## start Dataset excerpt

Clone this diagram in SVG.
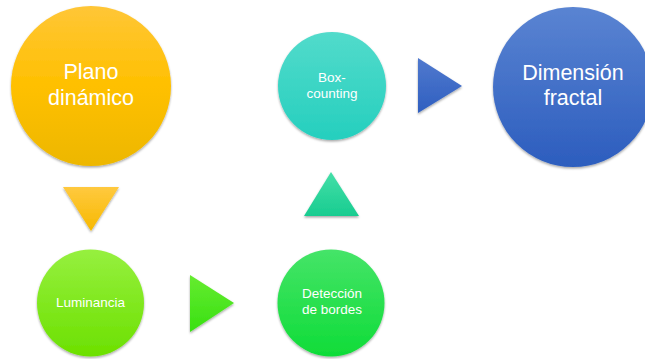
<svg xmlns="http://www.w3.org/2000/svg" width="645" height="359" viewBox="0 0 645 359">
<defs>
<linearGradient id="gY" x1="0" y1="0" x2="0" y2="1"><stop offset="0" stop-color="#FFC637"/><stop offset="0.5" stop-color="#FFC000"/><stop offset="1" stop-color="#EDB700"/></linearGradient>
<linearGradient id="gYt" x1="0" y1="0" x2="0" y2="1"><stop offset="0" stop-color="#FFC93F"/><stop offset="1" stop-color="#F7B900"/></linearGradient>
<linearGradient id="gL" x1="0" y1="0" x2="0" y2="1"><stop offset="0" stop-color="#96F03F"/><stop offset="1" stop-color="#6CE000"/></linearGradient>
<linearGradient id="gLt" x1="0" y1="0" x2="0" y2="1"><stop offset="0" stop-color="#66EC30"/><stop offset="1" stop-color="#38E012"/></linearGradient>
<linearGradient id="gD" x1="0" y1="0" x2="0" y2="1"><stop offset="0" stop-color="#45E468"/><stop offset="1" stop-color="#0FDC38"/></linearGradient>
<linearGradient id="gTt" x1="0" y1="0" x2="0" y2="1"><stop offset="0" stop-color="#44DFA8"/><stop offset="1" stop-color="#18CC90"/></linearGradient>
<linearGradient id="gT" x1="0" y1="0" x2="0" y2="1"><stop offset="0" stop-color="#52DBCB"/><stop offset="1" stop-color="#25CFBE"/></linearGradient>
<linearGradient id="gBt" x1="0" y1="0" x2="0" y2="1"><stop offset="0" stop-color="#5079CE"/><stop offset="1" stop-color="#2F5FC0"/></linearGradient>
<linearGradient id="gB" x1="0" y1="0" x2="0" y2="1"><stop offset="0" stop-color="#5A84D2"/><stop offset="1" stop-color="#2C5DBE"/></linearGradient>
<filter id="sh" x="-20%" y="-20%" width="140%" height="150%"><feDropShadow dx="0" dy="1.5" stdDeviation="1.2" flood-color="#000" flood-opacity="0.35"/></filter>
</defs>
<style>
.t{fill:#fff;font-family:"Liberation Sans",Arial,sans-serif;text-anchor:middle}
.lg{font-size:21.5px}
.sm{font-size:13.5px}
</style>
<rect width="645" height="359" fill="#fff"/>
<g id="connectors">
<polygon points="63,187 119,187 91,231" fill="url(#gYt)" filter="url(#sh)"/>
<polygon points="190,275 234,303 190,332" fill="url(#gLt)" filter="url(#sh)"/>
<polygon points="331,172 359,216 304,216" fill="url(#gTt)" filter="url(#sh)"/>
<polygon points="418,58 462,86 418,113" fill="url(#gBt)" filter="url(#sh)"/>
</g>
<g id="plano">
<circle cx="91" cy="86" r="80" fill="url(#gY)" filter="url(#sh)"/>
<text class="t lg" x="91" y="79">Plano</text>
<text class="t lg" x="91" y="105">dinámico</text>
</g>
<g id="luminancia">
<circle cx="90.5" cy="303" r="53.5" fill="url(#gL)" filter="url(#sh)"/>
<text class="t sm" x="90.5" y="307">Luminancia</text>
</g>
<g id="deteccion">
<circle cx="331" cy="303" r="53.5" fill="url(#gD)" filter="url(#sh)"/>
<text class="t sm" x="332" y="298">Detección</text>
<text class="t sm" x="332" y="314">de bordes</text>
</g>
<g id="boxcounting">
<circle cx="332" cy="86" r="54" fill="url(#gT)" filter="url(#sh)"/>
<text class="t sm" x="332" y="82">Box-</text>
<text class="t sm" x="332" y="98">counting</text>
</g>
<g id="dimension">
<circle cx="573" cy="87" r="80" fill="url(#gB)" filter="url(#sh)"/>
<text class="t lg" x="573" y="80">Dimensión</text>
<text class="t lg" x="573" y="105">fractal</text>
</g>
</svg>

## end Dataset excerpt

Instruction:
Return all of the data exactly as written, and drop the pictures.

Output for this exercise:
Clone this diagram in SVG.
<svg xmlns="http://www.w3.org/2000/svg" width="645" height="359" viewBox="0 0 645 359">
<defs>
<linearGradient id="gY" x1="0" y1="0" x2="0" y2="1"><stop offset="0" stop-color="#FFC637"/><stop offset="0.5" stop-color="#FFC000"/><stop offset="1" stop-color="#EDB700"/></linearGradient>
<linearGradient id="gYt" x1="0" y1="0" x2="0" y2="1"><stop offset="0" stop-color="#FFC93F"/><stop offset="1" stop-color="#F7B900"/></linearGradient>
<linearGradient id="gL" x1="0" y1="0" x2="0" y2="1"><stop offset="0" stop-color="#96F03F"/><stop offset="1" stop-color="#6CE000"/></linearGradient>
<linearGradient id="gLt" x1="0" y1="0" x2="0" y2="1"><stop offset="0" stop-color="#66EC30"/><stop offset="1" stop-color="#38E012"/></linearGradient>
<linearGradient id="gD" x1="0" y1="0" x2="0" y2="1"><stop offset="0" stop-color="#45E468"/><stop offset="1" stop-color="#0FDC38"/></linearGradient>
<linearGradient id="gTt" x1="0" y1="0" x2="0" y2="1"><stop offset="0" stop-color="#44DFA8"/><stop offset="1" stop-color="#18CC90"/></linearGradient>
<linearGradient id="gT" x1="0" y1="0" x2="0" y2="1"><stop offset="0" stop-color="#52DBCB"/><stop offset="1" stop-color="#25CFBE"/></linearGradient>
<linearGradient id="gBt" x1="0" y1="0" x2="0" y2="1"><stop offset="0" stop-color="#5079CE"/><stop offset="1" stop-color="#2F5FC0"/></linearGradient>
<linearGradient id="gB" x1="0" y1="0" x2="0" y2="1"><stop offset="0" stop-color="#5A84D2"/><stop offset="1" stop-color="#2C5DBE"/></linearGradient>
<filter id="sh" x="-20%" y="-20%" width="140%" height="150%"><feDropShadow dx="0" dy="1.5" stdDeviation="1.2" flood-color="#000" flood-opacity="0.35"/></filter>
</defs>
<style>
.t{fill:#fff;font-family:"Liberation Sans",Arial,sans-serif;text-anchor:middle}
.lg{font-size:21.5px}
.sm{font-size:13.5px}
</style>
<rect width="645" height="359" fill="#fff"/>
<g id="connectors">
<polygon points="63,187 119,187 91,231" fill="url(#gYt)" filter="url(#sh)"/>
<polygon points="190,275 234,303 190,332" fill="url(#gLt)" filter="url(#sh)"/>
<polygon points="331,172 359,216 304,216" fill="url(#gTt)" filter="url(#sh)"/>
<polygon points="418,58 462,86 418,113" fill="url(#gBt)" filter="url(#sh)"/>
</g>
<g id="plano">
<circle cx="91" cy="86" r="80" fill="url(#gY)" filter="url(#sh)"/>
<text class="t lg" x="91" y="79">Plano</text>
<text class="t lg" x="91" y="105">dinámico</text>
</g>
<g id="luminancia">
<circle cx="90.5" cy="303" r="53.5" fill="url(#gL)" filter="url(#sh)"/>
<text class="t sm" x="90.5" y="307">Luminancia</text>
</g>
<g id="deteccion">
<circle cx="331" cy="303" r="53.5" fill="url(#gD)" filter="url(#sh)"/>
<text class="t sm" x="332" y="298">Detección</text>
<text class="t sm" x="332" y="314">de bordes</text>
</g>
<g id="boxcounting">
<circle cx="332" cy="86" r="54" fill="url(#gT)" filter="url(#sh)"/>
<text class="t sm" x="332" y="82">Box-</text>
<text class="t sm" x="332" y="98">counting</text>
</g>
<g id="dimension">
<circle cx="573" cy="87" r="80" fill="url(#gB)" filter="url(#sh)"/>
<text class="t lg" x="573" y="80">Dimensión</text>
<text class="t lg" x="573" y="105">fractal</text>
</g>
</svg>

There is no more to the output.